# Nylon Fuel Line



## jocat54 (May 2, 2019)

I have been working on my old Ford 2000 3cyl diesel tractor and will be replacing some of the old nylon fuel delivery (gravity pressure) lines and will need to shape some of them to permanent bends. Any ideas on how to shape them would be appreciated.
I am thinking of making a model line from something easily bendable and attaching the nylon tubing to it and heating it in boiling? water for a few minutes and then quenching in cold water---am I way off base here?

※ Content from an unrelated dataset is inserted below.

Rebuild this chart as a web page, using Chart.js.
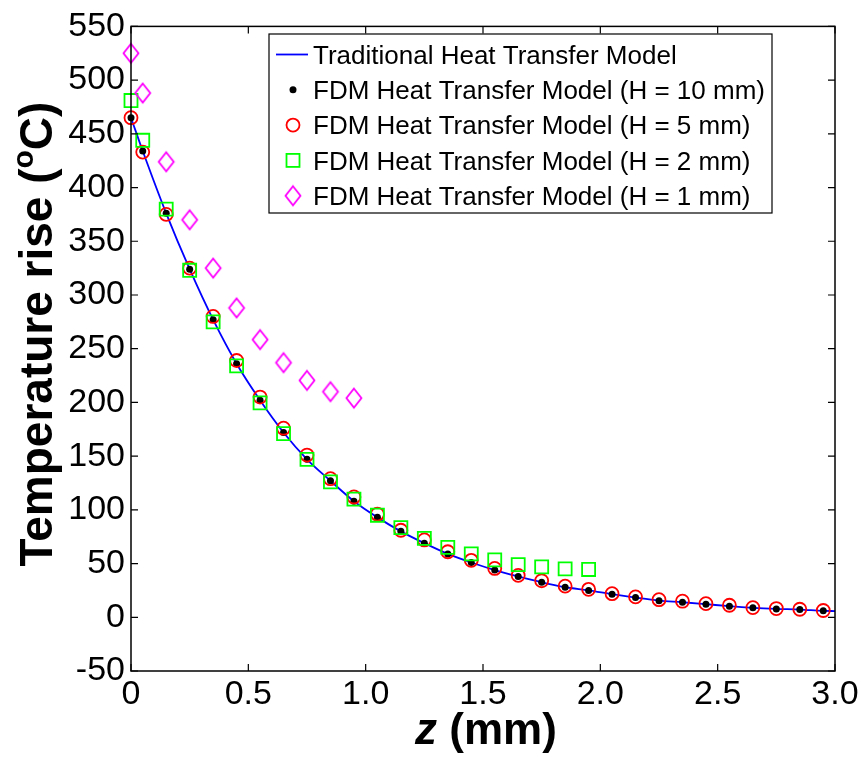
<!DOCTYPE html>
<html><head><meta charset="utf-8">
<script src="https://cdn.jsdelivr.net/npm/chart.js@4/dist/chart.umd.min.js"></script>
<style>html,body{margin:0;padding:0;background:#fff;} #wrap{width:864px;height:757px;position:relative}</style>
</head><body><div id="wrap"><canvas id="c" width="864" height="757"></canvas></div>
<script>
// ---- data ----
const tradZ = [0,0.05,0.15,0.25,0.35,0.45,0.55,0.65,0.75,0.85,0.95,1.05,1.15,1.25,1.35,1.45,1.55,1.65,1.75,1.85,1.95,2.05,2.15,2.25,2.35,2.45,2.55,2.65,2.75,2.85,2.95,3.0];
const tradT = [465,434,376,324,277,236,202,172,147,127,108,93,80,69,59,51,44,38,32.5,28,25,21.5,18.3,15.5,14,12.2,10.3,8.8,7.8,7.2,6,5.8];
const zH10 = [0,0.05,0.15,0.25,0.35,0.45,0.55,0.65,0.75,0.85,0.95,1.05,1.15,1.25,1.35,1.45,1.55,1.65,1.75,1.85,1.95,2.05,2.15,2.25,2.35,2.45,2.55,2.65,2.75,2.85,2.95];
const tH10 = [465,434,376,324,277,236,202,172,147,127,108,93,80,69,59,51,44,38,32.5,28,25,21.5,18.3,15.5,14,12.2,10.3,8.8,7.8,7.2,6];
const zH5 = [0,0.05,0.15,0.25,0.35,0.45,0.55,0.65,0.75,0.85,0.95,1.05,1.15,1.25,1.35,1.45,1.55,1.65,1.75,1.85,1.95,2.05,2.15,2.25,2.35,2.45,2.55,2.65,2.75,2.85,2.95];
const tH5 = [465,433,375,325,280,239,205,176,151,129,112,96,81,72,61,53,45.5,39,34,29,26,22,19,16.4,15,12.7,11.2,9,8.1,7.5,6.3];
const zH2 = [0,0.05,0.15,0.25,0.35,0.45,0.55,0.65,0.75,0.85,0.95,1.05,1.15,1.25,1.35,1.45,1.55,1.65,1.75,1.85,1.95];
const tH2 = [481,444,380,323,275,234,199.5,171,147,126,110,95,83.5,73.5,65,59,53.5,49,47,45,44.5];
const zH1 = [0,0.05,0.15,0.25,0.35,0.45,0.55,0.65,0.75,0.85,0.95];
const tH1 = [525,488,424,370,325,288,258.5,237,220.5,210,204];
const seriesLabels = ['Traditional Heat Transfer Model','FDM Heat Transfer Model (H = 10 mm)','FDM Heat Transfer Model (H = 5 mm)','FDM Heat Transfer Model (H = 2 mm)','FDM Heat Transfer Model (H = 1 mm)'];
const xTickLabels = ['0','0.5','1.0','1.5','2.0','2.5','3.0'];
const yTickLabels = ['-50','0','50','100','150','200','250','300','350','400','450','500','550'];
const xTitle = ['z',' (mm)'];
const yTitle = ['Temperature rise (','o','C)'];

const FONT = '"Liberation Sans", Arial, Helvetica, sans-serif';
const pts = (xs, ys) => xs.map((x, i) => ({x: x, y: ys[i]}));

function diamondImg(){
  const c = document.createElement('canvas'); c.width = 20; c.height = 24;
  const g = c.getContext('2d');
  g.strokeStyle = '#ff00ff'; g.lineWidth = 1.8;
  g.beginPath(); g.moveTo(10,2.5); g.lineTo(17.5,12); g.lineTo(10,21.5); g.lineTo(2.5,12); g.closePath(); g.stroke();
  return c;
}
const diamond = diamondImg();

const boxPlugin = {
  id: 'boxPlugin',
  afterDraw(chart){
    const ctx = chart.ctx, a = chart.chartArea;
    const xs = chart.scales.x, ys = chart.scales.y;
    ctx.save();
    ctx.strokeStyle = '#000'; ctx.lineWidth = 1.5;
    ctx.strokeRect(a.left, a.top, a.right - a.left, a.bottom - a.top);
    ctx.lineWidth = 1.2;
    ctx.beginPath();
    const TL = 7;
    xs.ticks.forEach(t => {
      const px = xs.getPixelForValue(t.value);
      ctx.moveTo(px, a.bottom); ctx.lineTo(px, a.bottom - TL);
      ctx.moveTo(px, a.top); ctx.lineTo(px, a.top + TL);
    });
    ys.ticks.forEach(t => {
      const py = ys.getPixelForValue(t.value);
      ctx.moveTo(a.left, py); ctx.lineTo(a.left + TL, py);
      ctx.moveTo(a.right, py); ctx.lineTo(a.right - TL, py);
    });
    ctx.stroke();

    // x title
    ctx.fillStyle = '#000';
    ctx.textBaseline = 'alphabetic';
    const fI = 'italic bold 44px ' + FONT, fB = 'bold 44px ' + FONT;
    ctx.font = fI; const w1 = ctx.measureText(xTitle[0]).width;
    ctx.font = fB; const w2 = ctx.measureText(xTitle[1]).width;
    const cx = (a.left + a.right) / 2 + 3;
    let sx = cx - (w1 + w2) / 2;
    ctx.font = fI; ctx.fillText(xTitle[0], sx, 744);
    ctx.font = fB; ctx.fillText(xTitle[1], sx + w1, 744);

    // y title
    ctx.save();
    ctx.translate(52, 334);
    ctx.rotate(-Math.PI / 2);
    const fT = 'bold 46px ' + FONT, fS = 'bold 30px ' + FONT;
    ctx.font = fT; const a1 = ctx.measureText(yTitle[0]).width, a3 = ctx.measureText(yTitle[2]).width;
    ctx.font = fS; const a2 = ctx.measureText(yTitle[1]).width;
    let tx = -(a1 + a2 + a3) / 2;
    ctx.font = fT; ctx.fillText(yTitle[0], tx, 0);
    ctx.font = fS; ctx.fillText(yTitle[1], tx + a1, -19);
    ctx.font = fT; ctx.fillText(yTitle[2], tx + a1 + a2, 0);
    ctx.restore();

    // legend
    const L = 269, T = 34, R = 772, B = 213;
    ctx.fillStyle = '#fff'; ctx.fillRect(L, T, R - L, B - T);
    ctx.strokeStyle = '#000'; ctx.lineWidth = 1.2; ctx.strokeRect(L, T, R - L, B - T);
    ctx.font = '26px ' + FONT; ctx.fillStyle = '#000'; ctx.textBaseline = 'alphabetic';
    const rows = [54.5, 89.8, 125.1, 160.4, 195.7];
    const mx = 293;
    rows.forEach((cy, i) => {
      ctx.fillStyle = '#000';
      ctx.fillText(seriesLabels[i], 313, cy + 9.3);
      ctx.save();
      if (i === 0) {
        ctx.strokeStyle = '#0000ff'; ctx.lineWidth = 1.8;
        ctx.beginPath(); ctx.moveTo(276, cy); ctx.lineTo(308, cy); ctx.stroke();
      } else if (i === 1) {
        ctx.fillStyle = '#000'; ctx.beginPath(); ctx.arc(mx, cy, 3.5, 0, Math.PI * 2); ctx.fill();
      } else if (i === 2) {
        ctx.strokeStyle = '#ff0000'; ctx.lineWidth = 1.8; ctx.beginPath(); ctx.arc(mx, cy, 6.5, 0, Math.PI * 2); ctx.stroke();
      } else if (i === 3) {
        ctx.strokeStyle = '#00ff00'; ctx.lineWidth = 1.8; ctx.strokeRect(mx - 6.5, cy - 6.5, 13, 13);
      } else {
        ctx.drawImage(diamond, mx - 10, cy - 12);
      }
      ctx.restore();
    });
    ctx.restore();
  }
};

new Chart(document.getElementById('c'), {
  type: 'scatter',
  data: {
    datasets: [
      { label: seriesLabels[0], data: pts(tradZ, tradT), showLine: true, borderColor: '#0000ff', borderWidth: 1.8, pointRadius: 0, cubicInterpolationMode: 'monotone', fill: false, order: 5, clip: false },
      { label: seriesLabels[1], data: pts(zH10, tH10), pointStyle: 'circle', pointRadius: 3.5, backgroundColor: '#000', borderColor: '#000', borderWidth: 0, order: 4, clip: false },
      { label: seriesLabels[2], data: pts(zH5, tH5), pointStyle: 'circle', pointRadius: 6.5, backgroundColor: 'rgba(0,0,0,0)', borderColor: '#ff0000', borderWidth: 1.8, order: 3, clip: false },
      { label: seriesLabels[3], data: pts(zH2, tH2), pointStyle: 'rect', pointRadius: 9.2, backgroundColor: 'rgba(0,0,0,0)', borderColor: '#00ff00', borderWidth: 1.8, order: 2, clip: false },
      { label: seriesLabels[4], data: pts(zH1, tH1), pointStyle: diamond, pointRadius: 9, backgroundColor: 'rgba(0,0,0,0)', borderColor: '#ff00ff', borderWidth: 1.8, order: 1, clip: false }
    ]
  },
  options: {
    responsive: false, animation: false, devicePixelRatio: 1,
    layout: { padding: { top: 20, right: 29, left: 0, bottom: 0 } },
    plugins: { legend: { display: false }, tooltip: { enabled: false } },
    scales: {
      x: {
        type: 'linear', min: 0, max: 3,
        afterFit: s => { s.height = 86; },
        grid: { display: false, drawTicks: false },
        border: { display: false },
        ticks: { stepSize: 0.5, padding: 3, color: '#000', font: { family: FONT, size: 34 }, maxRotation: 0, autoSkip: false,
          callback: (v, i) => xTickLabels[i] }
      },
      y: {
        type: 'linear', min: -50, max: 550,
        afterFit: s => { s.width = 131; },
        grid: { display: false, drawTicks: false },
        border: { display: false },
        ticks: { stepSize: 50, padding: 6, color: '#000', font: { family: FONT, size: 34 }, autoSkip: false,
          callback: (v, i) => yTickLabels[i] }
      }
    }
  },
  plugins: [boxPlugin]
});
</script>
</body></html>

I have new fuel injector lines on order for it--can't stop the old ones from leaking at the cav injector pump (can't get them any tighter). I pulled the pump and rebuilt it (resealed and cleaned to bare case). They aren't that difficult to do--don't understand why they want $600 to $1000 for one. Couldn't find one with the right cav number anyhow.


----------



## markba633csi (May 3, 2019)

Heat gun?


----------



## Asm109 (May 3, 2019)

I visited a company that made machines for bending plastic fuel lines for cars.  It used quartz halogen lights to heat the tube then wrapped the line around an arbor.  There was quite a bit if spring back even with the heat.


----------



## jocat54 (May 4, 2019)

Well putting the nylon in my OLD cheapo tubing bender and slowly heating the tube with a heat gun while closing the benders to where I want it and cooling in a bucket of water seems to be working okay-not perfect but it will work.


----------



## markba633csi (May 4, 2019)

Of course you will perfect your technique just as you finish the last one 
Happens to me all the time when pioneering a new process


----------



## aliva (May 4, 2019)

Why not use soft copper tube, I'm assuming it's  about 1/4" dia. Easy to bend and will last for ever. You can flare the ends or use a compression fitting. You can always add some flex hose to the tubing if needed.


----------



## Diecutter (May 4, 2019)

If you want tight bends without kinking, you might try inserting a braided steel cable the appropriate size into the tube, bend and heat, then cool while it's still bent.


----------



## jocat54 (May 5, 2019)

aliva said:


> Why not use soft copper tube, I'm assuming it's  about 1/4" dia. Easy to bend and will last for ever. You can flare the ends or use a compression fitting. You can always add some flex hose to the tubing if needed.




Mostly because I already have about 25' of the nylon tubing and being the cheap guy that I am wanted to use what I had already


----------